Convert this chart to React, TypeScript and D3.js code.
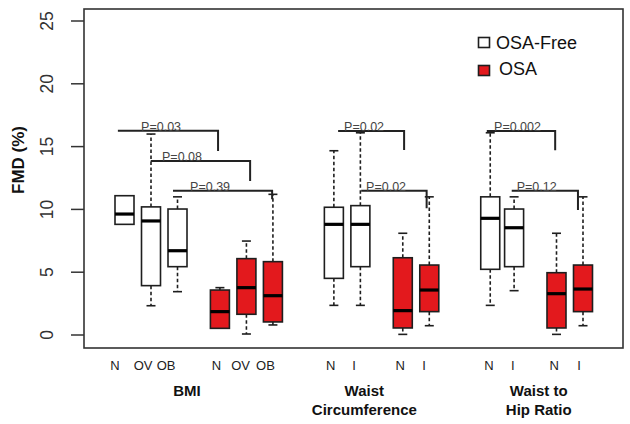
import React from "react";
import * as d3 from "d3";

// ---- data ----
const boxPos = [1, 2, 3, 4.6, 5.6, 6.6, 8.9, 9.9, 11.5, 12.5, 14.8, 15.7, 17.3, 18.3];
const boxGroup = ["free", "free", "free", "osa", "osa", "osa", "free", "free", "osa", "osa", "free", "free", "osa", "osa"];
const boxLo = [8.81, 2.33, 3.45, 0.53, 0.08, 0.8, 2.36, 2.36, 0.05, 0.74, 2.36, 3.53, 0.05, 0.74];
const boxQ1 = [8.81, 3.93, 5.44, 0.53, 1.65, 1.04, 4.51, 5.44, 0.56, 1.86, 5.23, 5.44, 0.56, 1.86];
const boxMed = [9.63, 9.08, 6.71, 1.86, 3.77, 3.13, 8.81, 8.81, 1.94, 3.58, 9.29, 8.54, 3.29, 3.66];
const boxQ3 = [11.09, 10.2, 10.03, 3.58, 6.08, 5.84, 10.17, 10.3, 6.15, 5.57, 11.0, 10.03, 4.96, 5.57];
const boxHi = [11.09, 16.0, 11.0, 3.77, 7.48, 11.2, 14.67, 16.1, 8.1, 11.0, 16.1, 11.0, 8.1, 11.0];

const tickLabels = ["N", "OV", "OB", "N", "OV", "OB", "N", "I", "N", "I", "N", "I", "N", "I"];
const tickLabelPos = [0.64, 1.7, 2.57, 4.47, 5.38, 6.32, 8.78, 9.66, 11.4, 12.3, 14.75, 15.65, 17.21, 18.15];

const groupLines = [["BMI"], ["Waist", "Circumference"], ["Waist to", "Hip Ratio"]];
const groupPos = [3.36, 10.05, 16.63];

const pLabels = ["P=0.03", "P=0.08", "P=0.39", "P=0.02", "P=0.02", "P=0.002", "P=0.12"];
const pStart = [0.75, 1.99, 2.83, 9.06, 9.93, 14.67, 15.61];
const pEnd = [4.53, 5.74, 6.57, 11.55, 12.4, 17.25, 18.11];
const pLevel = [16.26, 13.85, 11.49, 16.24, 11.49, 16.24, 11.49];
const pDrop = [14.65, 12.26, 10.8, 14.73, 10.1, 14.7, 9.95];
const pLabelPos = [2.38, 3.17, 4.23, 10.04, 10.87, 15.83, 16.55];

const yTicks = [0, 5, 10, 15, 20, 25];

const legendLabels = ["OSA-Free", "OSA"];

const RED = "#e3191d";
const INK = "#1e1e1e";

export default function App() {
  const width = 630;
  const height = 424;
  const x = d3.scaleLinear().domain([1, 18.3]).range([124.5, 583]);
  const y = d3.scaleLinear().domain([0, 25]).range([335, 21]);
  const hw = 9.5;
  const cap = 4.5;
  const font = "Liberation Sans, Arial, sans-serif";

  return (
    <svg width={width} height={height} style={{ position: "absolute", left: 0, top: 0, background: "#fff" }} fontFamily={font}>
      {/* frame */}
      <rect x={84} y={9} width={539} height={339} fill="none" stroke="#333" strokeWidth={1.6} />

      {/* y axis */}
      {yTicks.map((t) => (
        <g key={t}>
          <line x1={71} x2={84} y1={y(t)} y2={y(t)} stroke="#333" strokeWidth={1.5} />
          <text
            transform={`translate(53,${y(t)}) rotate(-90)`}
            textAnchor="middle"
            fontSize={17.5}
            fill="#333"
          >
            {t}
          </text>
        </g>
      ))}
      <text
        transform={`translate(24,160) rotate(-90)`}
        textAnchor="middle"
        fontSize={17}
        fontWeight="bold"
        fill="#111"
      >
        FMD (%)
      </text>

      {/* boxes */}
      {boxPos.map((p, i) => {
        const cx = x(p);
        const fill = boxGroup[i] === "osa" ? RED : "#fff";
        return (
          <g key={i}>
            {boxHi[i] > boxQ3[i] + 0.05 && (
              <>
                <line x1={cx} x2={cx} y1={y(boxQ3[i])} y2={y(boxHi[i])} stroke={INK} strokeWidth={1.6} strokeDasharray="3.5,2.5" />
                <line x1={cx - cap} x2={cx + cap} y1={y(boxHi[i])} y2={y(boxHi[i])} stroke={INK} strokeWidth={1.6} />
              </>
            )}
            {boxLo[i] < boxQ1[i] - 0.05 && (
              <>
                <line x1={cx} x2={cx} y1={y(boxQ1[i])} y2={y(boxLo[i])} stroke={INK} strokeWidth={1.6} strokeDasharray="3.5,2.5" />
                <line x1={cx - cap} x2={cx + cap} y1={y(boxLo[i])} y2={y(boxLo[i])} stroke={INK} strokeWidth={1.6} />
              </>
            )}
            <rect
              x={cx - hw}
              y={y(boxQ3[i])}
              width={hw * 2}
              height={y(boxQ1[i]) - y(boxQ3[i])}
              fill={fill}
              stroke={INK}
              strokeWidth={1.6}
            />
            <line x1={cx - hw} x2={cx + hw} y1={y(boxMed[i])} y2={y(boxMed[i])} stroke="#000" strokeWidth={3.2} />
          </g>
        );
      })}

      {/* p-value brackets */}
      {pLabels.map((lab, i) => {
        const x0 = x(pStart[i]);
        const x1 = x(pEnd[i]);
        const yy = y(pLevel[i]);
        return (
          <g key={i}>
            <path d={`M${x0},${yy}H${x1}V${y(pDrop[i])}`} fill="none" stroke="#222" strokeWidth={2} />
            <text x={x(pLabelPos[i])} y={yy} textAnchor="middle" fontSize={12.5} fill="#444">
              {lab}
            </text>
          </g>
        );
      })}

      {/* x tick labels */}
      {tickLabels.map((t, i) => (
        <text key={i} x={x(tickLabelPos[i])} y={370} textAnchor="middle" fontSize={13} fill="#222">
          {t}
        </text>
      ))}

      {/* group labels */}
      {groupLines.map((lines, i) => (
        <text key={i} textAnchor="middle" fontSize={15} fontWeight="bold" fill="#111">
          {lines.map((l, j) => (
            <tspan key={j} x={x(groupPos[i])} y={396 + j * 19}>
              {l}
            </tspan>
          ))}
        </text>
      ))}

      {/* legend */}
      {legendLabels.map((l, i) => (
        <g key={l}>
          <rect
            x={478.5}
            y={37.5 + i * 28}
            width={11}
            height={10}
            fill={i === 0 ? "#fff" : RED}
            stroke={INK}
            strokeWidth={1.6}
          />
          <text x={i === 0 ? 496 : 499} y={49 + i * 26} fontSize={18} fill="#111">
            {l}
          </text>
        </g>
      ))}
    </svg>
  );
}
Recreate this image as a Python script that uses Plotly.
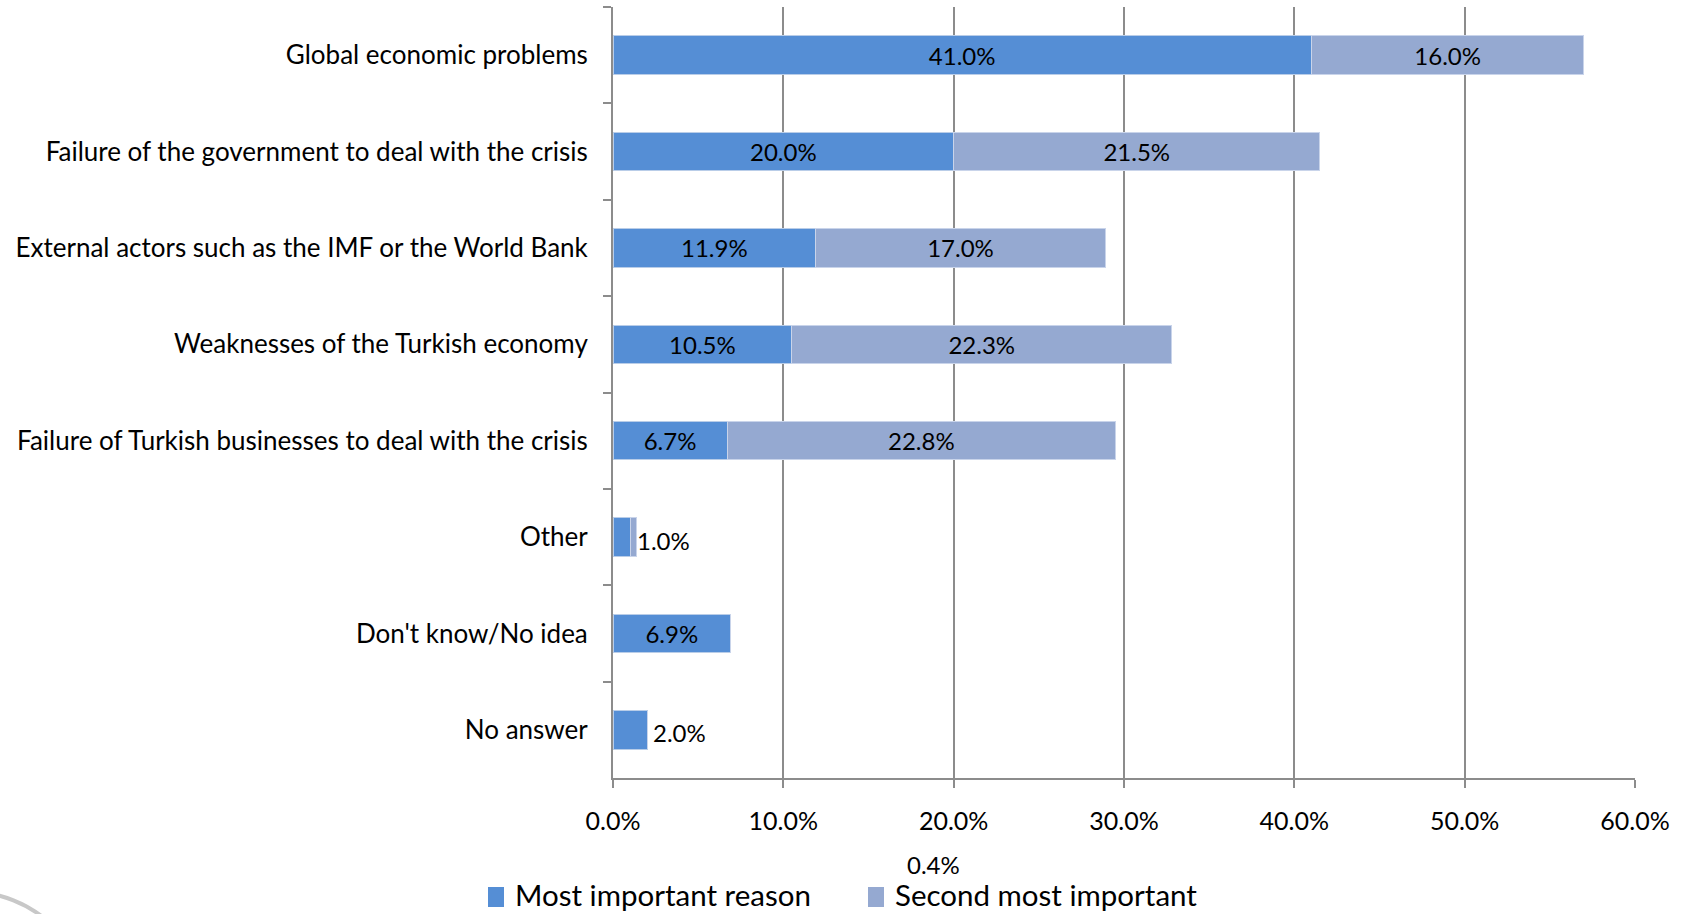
******************************
## Given exercise
Your task is to repeat the opening line of the entries above and each line after it, ending with the line that has "import * as". Do not include the pictures.

## Problem solution
Convert this chart to React, TypeScript and D3.js code.
import React from "react";
import * as d3 from "d3";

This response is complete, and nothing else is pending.